=== STATED GOAL ===
Start at the line that contains "What D3.js code", stop at the line that contains "const placeboSE = [0.4, 0.54, 0.6, 0.64];", and repeat every line in that span, those two included, with no pictures.
# INFORMATION SUPPLIED start
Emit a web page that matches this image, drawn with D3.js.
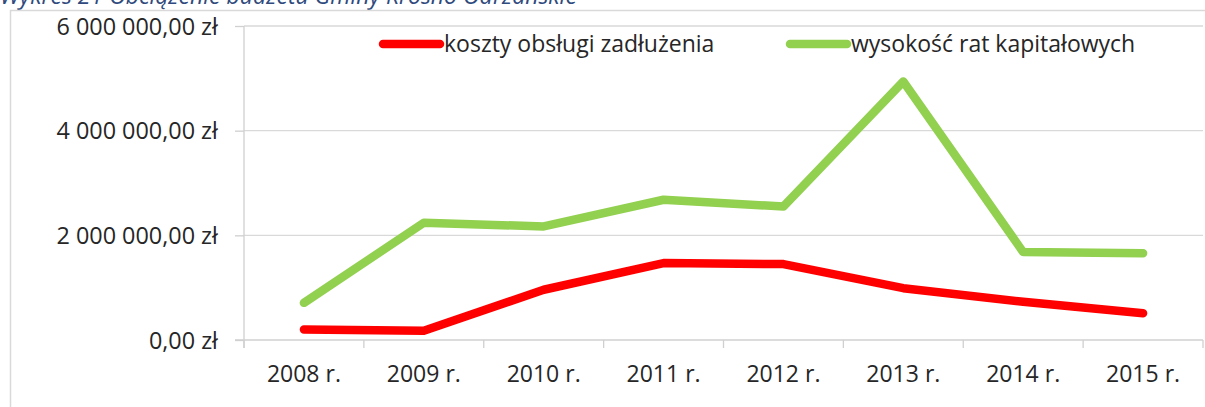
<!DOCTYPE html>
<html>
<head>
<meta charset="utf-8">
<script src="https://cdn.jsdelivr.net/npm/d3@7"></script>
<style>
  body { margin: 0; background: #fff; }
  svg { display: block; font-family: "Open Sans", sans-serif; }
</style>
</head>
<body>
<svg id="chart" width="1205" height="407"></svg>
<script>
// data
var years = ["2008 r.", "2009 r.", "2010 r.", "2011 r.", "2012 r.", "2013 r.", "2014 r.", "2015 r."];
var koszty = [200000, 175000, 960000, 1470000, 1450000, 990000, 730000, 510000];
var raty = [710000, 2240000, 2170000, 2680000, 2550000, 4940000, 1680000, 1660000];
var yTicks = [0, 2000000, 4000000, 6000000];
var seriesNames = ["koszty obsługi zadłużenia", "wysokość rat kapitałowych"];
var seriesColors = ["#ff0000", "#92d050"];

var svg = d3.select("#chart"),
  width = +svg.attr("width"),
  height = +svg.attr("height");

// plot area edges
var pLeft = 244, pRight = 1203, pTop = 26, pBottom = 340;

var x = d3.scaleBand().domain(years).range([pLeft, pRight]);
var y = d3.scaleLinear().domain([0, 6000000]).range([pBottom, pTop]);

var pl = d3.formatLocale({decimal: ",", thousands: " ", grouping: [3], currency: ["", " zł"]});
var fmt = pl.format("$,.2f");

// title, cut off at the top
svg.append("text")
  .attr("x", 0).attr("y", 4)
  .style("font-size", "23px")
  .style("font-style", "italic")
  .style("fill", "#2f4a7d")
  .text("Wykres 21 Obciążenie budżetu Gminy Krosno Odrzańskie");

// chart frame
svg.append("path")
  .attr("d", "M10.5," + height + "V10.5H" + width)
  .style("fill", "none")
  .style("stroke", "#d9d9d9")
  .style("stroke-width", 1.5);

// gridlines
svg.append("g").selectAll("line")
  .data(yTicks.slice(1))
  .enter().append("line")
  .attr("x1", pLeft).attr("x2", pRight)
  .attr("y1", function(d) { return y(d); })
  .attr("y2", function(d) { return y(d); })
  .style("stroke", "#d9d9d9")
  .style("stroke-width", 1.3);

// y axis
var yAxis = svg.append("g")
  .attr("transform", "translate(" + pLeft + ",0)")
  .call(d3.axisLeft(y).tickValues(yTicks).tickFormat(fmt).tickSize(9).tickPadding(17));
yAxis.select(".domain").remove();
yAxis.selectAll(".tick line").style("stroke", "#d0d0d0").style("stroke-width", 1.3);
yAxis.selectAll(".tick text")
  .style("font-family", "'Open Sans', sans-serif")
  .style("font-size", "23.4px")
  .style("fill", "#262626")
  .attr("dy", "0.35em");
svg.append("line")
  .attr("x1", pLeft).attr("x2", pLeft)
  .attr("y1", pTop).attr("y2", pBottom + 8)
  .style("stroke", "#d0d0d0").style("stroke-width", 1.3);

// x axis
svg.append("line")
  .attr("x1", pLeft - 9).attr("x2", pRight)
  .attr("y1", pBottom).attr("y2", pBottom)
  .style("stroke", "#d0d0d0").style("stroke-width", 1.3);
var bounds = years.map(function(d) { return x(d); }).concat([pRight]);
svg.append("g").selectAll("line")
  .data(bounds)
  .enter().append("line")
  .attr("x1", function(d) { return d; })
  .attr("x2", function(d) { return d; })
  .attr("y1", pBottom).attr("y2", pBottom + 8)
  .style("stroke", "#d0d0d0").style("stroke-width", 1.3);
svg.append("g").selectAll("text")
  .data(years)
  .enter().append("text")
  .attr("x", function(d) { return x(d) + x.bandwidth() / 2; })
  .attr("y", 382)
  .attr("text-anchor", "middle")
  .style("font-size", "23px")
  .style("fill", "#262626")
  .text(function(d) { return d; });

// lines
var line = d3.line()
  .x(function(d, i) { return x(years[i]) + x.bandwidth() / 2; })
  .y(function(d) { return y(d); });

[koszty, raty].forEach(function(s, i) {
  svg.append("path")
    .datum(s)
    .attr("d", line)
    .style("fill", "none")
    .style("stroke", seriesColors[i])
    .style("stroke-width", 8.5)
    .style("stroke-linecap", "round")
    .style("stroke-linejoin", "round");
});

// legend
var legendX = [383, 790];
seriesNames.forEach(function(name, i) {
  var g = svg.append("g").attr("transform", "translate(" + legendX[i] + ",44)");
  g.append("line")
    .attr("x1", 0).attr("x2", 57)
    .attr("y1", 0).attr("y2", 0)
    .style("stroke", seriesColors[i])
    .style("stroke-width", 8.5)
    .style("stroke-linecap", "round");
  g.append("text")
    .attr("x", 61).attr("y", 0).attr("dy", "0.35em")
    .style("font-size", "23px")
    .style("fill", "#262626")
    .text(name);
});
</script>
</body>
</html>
# INFORMATION SUPPLIED end
# INFORMATION SUPPLIED start
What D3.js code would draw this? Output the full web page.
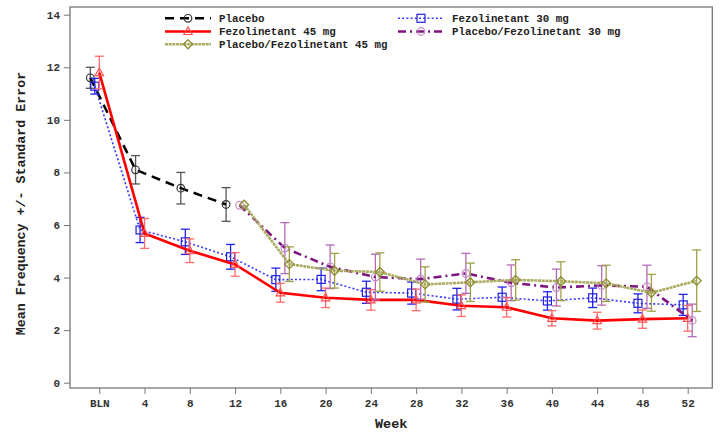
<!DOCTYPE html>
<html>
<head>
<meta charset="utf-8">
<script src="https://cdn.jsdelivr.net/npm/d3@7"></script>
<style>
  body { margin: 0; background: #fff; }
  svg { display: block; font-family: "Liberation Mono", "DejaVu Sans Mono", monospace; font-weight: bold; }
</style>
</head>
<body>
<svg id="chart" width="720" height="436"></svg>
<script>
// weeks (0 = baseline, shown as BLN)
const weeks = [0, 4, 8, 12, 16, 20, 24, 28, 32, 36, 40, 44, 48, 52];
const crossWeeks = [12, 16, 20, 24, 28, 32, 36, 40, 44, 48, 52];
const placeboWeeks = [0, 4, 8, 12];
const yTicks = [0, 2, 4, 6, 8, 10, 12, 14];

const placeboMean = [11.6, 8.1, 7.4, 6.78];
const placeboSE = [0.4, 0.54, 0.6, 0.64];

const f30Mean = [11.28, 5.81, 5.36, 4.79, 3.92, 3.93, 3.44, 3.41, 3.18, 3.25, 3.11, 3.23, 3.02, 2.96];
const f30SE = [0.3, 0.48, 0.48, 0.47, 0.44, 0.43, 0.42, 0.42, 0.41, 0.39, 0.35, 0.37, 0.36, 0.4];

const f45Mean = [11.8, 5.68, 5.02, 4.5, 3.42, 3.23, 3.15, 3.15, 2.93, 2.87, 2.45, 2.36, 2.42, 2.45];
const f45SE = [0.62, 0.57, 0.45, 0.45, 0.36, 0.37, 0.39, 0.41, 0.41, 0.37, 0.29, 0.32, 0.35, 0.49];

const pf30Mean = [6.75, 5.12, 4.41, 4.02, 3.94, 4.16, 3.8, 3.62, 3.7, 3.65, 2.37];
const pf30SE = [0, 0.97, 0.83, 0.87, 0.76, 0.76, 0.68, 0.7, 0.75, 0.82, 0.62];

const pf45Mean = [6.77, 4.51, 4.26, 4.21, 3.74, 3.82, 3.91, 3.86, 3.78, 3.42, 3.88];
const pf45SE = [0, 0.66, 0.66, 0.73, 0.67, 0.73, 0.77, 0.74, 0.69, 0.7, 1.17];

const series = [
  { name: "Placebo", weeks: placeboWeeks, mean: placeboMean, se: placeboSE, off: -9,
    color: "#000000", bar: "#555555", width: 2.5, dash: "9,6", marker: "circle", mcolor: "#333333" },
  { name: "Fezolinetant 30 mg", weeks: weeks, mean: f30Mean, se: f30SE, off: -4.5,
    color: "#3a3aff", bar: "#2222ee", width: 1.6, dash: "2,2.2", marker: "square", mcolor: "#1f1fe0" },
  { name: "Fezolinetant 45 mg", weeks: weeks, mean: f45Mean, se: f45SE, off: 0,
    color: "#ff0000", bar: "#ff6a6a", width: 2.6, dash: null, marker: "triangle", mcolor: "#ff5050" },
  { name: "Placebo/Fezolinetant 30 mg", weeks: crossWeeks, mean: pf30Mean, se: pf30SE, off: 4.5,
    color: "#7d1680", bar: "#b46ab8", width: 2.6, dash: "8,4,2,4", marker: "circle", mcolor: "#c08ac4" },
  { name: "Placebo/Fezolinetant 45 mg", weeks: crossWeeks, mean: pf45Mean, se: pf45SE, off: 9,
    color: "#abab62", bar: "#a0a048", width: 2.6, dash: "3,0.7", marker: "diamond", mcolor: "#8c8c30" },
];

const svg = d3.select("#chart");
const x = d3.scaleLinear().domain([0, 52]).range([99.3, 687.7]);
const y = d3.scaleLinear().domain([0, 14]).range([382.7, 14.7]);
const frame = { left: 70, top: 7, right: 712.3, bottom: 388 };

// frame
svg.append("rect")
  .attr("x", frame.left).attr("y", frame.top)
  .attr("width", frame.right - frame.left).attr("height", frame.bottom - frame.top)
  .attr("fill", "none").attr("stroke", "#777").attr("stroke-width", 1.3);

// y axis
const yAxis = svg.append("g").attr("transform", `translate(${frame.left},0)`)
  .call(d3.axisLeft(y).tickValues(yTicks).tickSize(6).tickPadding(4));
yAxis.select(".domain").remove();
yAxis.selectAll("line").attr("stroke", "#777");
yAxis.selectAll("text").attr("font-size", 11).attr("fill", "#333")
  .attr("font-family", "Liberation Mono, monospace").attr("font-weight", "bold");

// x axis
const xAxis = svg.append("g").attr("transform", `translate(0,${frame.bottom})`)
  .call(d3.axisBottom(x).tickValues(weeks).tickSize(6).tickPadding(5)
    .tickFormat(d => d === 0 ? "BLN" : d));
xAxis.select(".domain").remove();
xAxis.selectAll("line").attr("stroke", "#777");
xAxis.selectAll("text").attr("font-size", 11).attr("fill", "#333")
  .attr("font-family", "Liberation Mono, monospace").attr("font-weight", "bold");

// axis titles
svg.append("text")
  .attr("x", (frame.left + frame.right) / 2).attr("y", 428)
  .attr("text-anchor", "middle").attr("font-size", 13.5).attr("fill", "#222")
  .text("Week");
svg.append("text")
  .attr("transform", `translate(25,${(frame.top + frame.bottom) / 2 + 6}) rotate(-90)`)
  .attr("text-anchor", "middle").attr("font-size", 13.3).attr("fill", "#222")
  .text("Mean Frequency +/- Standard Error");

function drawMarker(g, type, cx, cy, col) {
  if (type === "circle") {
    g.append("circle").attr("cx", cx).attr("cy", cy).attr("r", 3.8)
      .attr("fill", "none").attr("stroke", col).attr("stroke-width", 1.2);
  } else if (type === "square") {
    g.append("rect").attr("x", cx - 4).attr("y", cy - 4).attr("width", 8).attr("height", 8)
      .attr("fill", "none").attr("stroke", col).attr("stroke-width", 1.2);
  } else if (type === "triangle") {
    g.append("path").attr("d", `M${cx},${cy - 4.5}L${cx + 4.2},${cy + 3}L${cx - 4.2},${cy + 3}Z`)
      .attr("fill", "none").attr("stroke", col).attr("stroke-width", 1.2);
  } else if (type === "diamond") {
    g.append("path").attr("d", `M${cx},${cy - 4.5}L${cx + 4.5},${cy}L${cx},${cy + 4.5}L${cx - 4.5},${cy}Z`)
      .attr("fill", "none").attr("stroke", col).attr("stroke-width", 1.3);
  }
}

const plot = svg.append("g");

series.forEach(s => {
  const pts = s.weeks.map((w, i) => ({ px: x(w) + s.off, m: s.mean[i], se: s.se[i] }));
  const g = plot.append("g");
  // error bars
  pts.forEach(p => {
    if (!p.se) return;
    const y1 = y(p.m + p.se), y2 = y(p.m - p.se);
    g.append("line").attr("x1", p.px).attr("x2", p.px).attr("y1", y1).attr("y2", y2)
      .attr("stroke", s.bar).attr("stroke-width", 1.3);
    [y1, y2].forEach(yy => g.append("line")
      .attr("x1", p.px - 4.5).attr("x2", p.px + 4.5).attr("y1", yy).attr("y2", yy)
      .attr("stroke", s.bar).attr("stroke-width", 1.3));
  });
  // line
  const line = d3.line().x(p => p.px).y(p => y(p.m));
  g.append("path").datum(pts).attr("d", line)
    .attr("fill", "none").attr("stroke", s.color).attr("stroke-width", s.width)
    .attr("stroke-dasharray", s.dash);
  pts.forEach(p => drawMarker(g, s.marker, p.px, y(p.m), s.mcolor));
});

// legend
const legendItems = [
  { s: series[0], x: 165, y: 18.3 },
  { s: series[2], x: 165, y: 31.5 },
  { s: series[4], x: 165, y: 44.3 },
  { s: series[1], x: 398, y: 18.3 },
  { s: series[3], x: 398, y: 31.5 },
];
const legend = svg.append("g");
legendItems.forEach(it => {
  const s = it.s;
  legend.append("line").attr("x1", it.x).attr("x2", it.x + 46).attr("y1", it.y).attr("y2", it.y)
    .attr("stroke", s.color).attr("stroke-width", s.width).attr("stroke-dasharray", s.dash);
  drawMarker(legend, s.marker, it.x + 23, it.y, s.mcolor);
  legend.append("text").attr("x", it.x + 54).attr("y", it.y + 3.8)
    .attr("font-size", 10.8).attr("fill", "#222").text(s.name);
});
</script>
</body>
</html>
# INFORMATION SUPPLIED end
# INFORMATION SUPPLIED start
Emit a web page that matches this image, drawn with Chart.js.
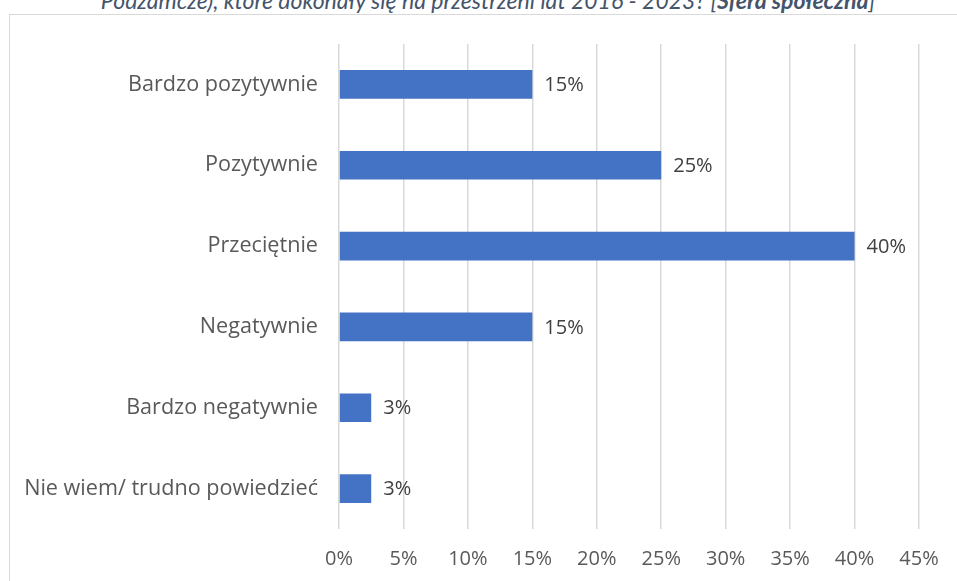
# INFORMATION SUPPLIED end
=== RIGHT ANSWER ===
What D3.js code would draw this? Output the full web page.
<!DOCTYPE html>
<html>
<head>
<meta charset="utf-8">
<script src="https://cdn.jsdelivr.net/npm/d3@7"></script>
<style>
  body { margin: 0; background: #fff; }
  svg { display: block; font-family: "Liberation Mono", "DejaVu Sans Mono", monospace; font-weight: bold; }
</style>
</head>
<body>
<svg id="chart" width="720" height="436"></svg>
<script>
// weeks (0 = baseline, shown as BLN)
const weeks = [0, 4, 8, 12, 16, 20, 24, 28, 32, 36, 40, 44, 48, 52];
const crossWeeks = [12, 16, 20, 24, 28, 32, 36, 40, 44, 48, 52];
const placeboWeeks = [0, 4, 8, 12];
const yTicks = [0, 2, 4, 6, 8, 10, 12, 14];

const placeboMean = [11.6, 8.1, 7.4, 6.78];
const placeboSE = [0.4, 0.54, 0.6, 0.64];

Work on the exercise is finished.